Reporter: Yoliawan H | Editor: Yudho Winarto
KONTAN.CO.ID - JAKARTA. Perang dagang antara Amerika Serikat (AS) dengan China kian menjadi. Hal ini akan ditandai pada 6 Juli 2018 mendatang dengan Rencana Amerika Serikat menerapkan tarif impor barang asal China hingga senilai US$ 34 miliar.
Pun, jika rencana itu benar terjadi, posisi Indonesia akan semakin tertekan.
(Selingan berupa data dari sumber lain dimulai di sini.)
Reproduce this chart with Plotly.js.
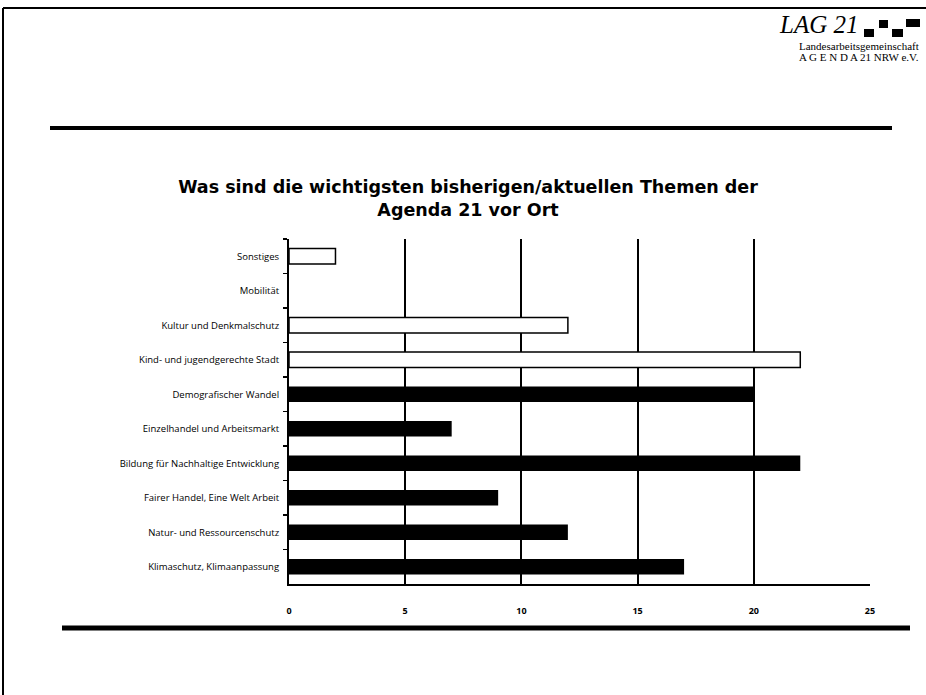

Mulai dari rupiah yang akan terus terdepresiasi, ditambah lagi dengan potensi neraca perdagangan yang akan mengarah defisit.
Ekonom Indef Bhima Yudhistira Adhinegara mengatakan, yang akan terdampak langsung kemungkinan nilai ekspor Indonesia yang akan anjlok.
“Posisinya Indonesia ada di supply chain global paling bawah, kalau Indonesia sebagai pemasok bahan baku ke China atau Amerika Serikat maka dampak langsungnya adalah anjloknya nilai ekspor Indonesia,” ujar Bhima kepada Kontan.co.id, Selasa (3/7).
Kemudian, yang dikhawatirkan lagi adalah akan banjirnya produk impor dari China yang dialihkan ke Indonesia karena Indonesia negara dengan hambatan tarif terendah jadi sangat mudah dibanjiri impor.
Pun, tidak menutup kemungkinan Indonesia menjadi target selanjutnya dari perang dagang AS melihat dumping terhadap Indonesia oleh pihak AS.
“Belum terlaksana saja, dari Januari hingga Mei 2018 ekspor sawit anjlok 15%, karet anjlok 22% dan akan diperparah dengan terjadinya perang dagang,” ujar Bhima.
Hal itu juga akan membuat neraca dagang Indonesia kembali defisit karena ekspor yang tertekan. Diprediksikan neraca dagang akan defisit pada semester II tahun ini.
Di sisi lain rupiah pun akan semakin merangkak dengan adanya kondisi ini. Walaupun Bank Indonesia (BI) telah menaikkan suku bunga hingga 100 bps dalam dua bulan terakhir, nyatanya rupiah masih tertekan dan mengarah ke level Rp 14.500 per dollar Amerika Serikat.
“Prediksi moderat, rupiah diprediksi akan terus tertekan dan di akhir Juli akan ada di rentang 14.700-14.800,” ujar Bhima.
Dari sektor usaha, beberapa sektor akan terdampak signifikan dengan adanya perang dagang ini seperti eksportir bahan baku sawit, batubara dan karet.
“Tekstil karena permintaan dari Amerika dan China akan drop. Serta bahan makanan dan minuman,” tutup Bhima.